Fundaciones

La Santa dirige este capítulo especialmente a las prioras y maestras de novicias; sin embargo, siguiendo su espíritu nos podemos beneficiar todos.

Este capítulo responde a una situación y contexto especial, propio de aquel tiempo (algunos casos), nos puede ayudar bastante para mirar nuestra propia libertad de espíritu en nuestra relación con el Señor y estar atentas a nuestros propios autoengaños, a buscarnos y buscar gustos y regalos en la oración, olvidándonos del Señor. Es decir, perdiendo el centro de nuestra vida y terminar centrados en nosotros, en lo que nos pasa en la oración, es andar y crecer en verdad delante de Dios y uno mismo; que como acontece con muchas prácticas de meditación se busca el bienestar personal. En la oración teresiana se potencia una relación de amistad con Quien sabemos nos ama, con Quien sabemos nos habita y está presente siempre con nosotros y en nosotros.

Teresa, antes de seguir contando sus fundaciones, considera urgente dar algunos avisos a las prioras de los monasterios ya fundados.

Adelanta una clave para no caer en engaños: ir con “limpia conciencia y obediencia” (nº 2). Advierte del mal que puede hacer la “imaginación y malos humores”… “porque el natural de las mujeres es flaco, y el amor propio que reina en nosotras muy sutil” (nº 2). Esto puede conducirnos a autoengaño, si bien Dios sabe sacar siempre bienes de los males, y la persona sale aprovechada y experimentada de la prueba.

Irrumpe Teresa con una pregunta que compromete a Dios y nos espolea a creer en su fidelidad, al mismo tiempo que a azuzar la nuestra, buscando sólo contentar y regalarse con Él (nº 4). Humildad, siempre humildad para andar por este camino.

Este capítulo relata la fundación de Medina del Campo, en la que la Santa se embarca amparada en la patente recibida, pero sin casa ni recursos económicos para adquirirla. Sólo contaba con unas “blanquillas” que había aportado una postulante, pero que casi bastaron para mal socorrer las necesidades del camino.

Como colaboradores, echa mano de los Padres de la Compañía, Julián de Ávila, capellán de San José para que resolvieran los permisos eclesiásticos y civiles y del prior de los Carmelitas de Medina, P. Antonio Heredia, al que encarga que fuera comprando la casa.
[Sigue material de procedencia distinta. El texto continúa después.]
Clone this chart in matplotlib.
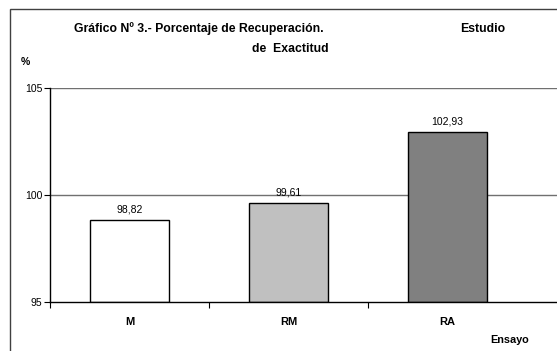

Teresa, ante la visita del P. General a España, teme que la mande nuevamente a su convento y que se enoje con ella. Pero puede más el amor a la verdad y su llaneza, que el miedo. Invita al P. General a venir a San José, y basta un simple encuentro con ella para quedar encantado. Le comunica sus grandes deseos, pero sin futuros planes concretos. Es el general quien toma la iniciativa y le da poderes para que funde más Carmelos femeninos en Castilla.

Y al obispo de Ávila se le ocurre otra iniciativa que propone al General: fundar algún convento de frailes como el de la madre Teresa, aquí en su obispado. El P. General se resiste porque halló contradicción en la orden.

En este capítulo, el resorte motor de todo es la tensión misionera de la Santa y del grupo de lectoras. Un intenso “sentido de Iglesia”.

La fe de las hermanas que entraban les daba certeza que si aquello era cosa del Señor, y Él lo quería, les iba a dar incluso lo que a los ojos de los hombres era imposible, ejemplo: “el agua del pozo”.

El encuentro con el misionero Maldonado sirvió para despertar en Teresa su vocación más genuina, la que había tenido siempre, y que ella llamará vocación de almas: “Clamaba a nuestro Señor, suplicándole diese medio cómo yo pudiese algo para ganar algún alma para su servicio….pareciéndome que precia más un alma que por nuestra industria y oración le ganásemos mediante su misericordia, que todos los servicios que le podemos hacer” (nº 7).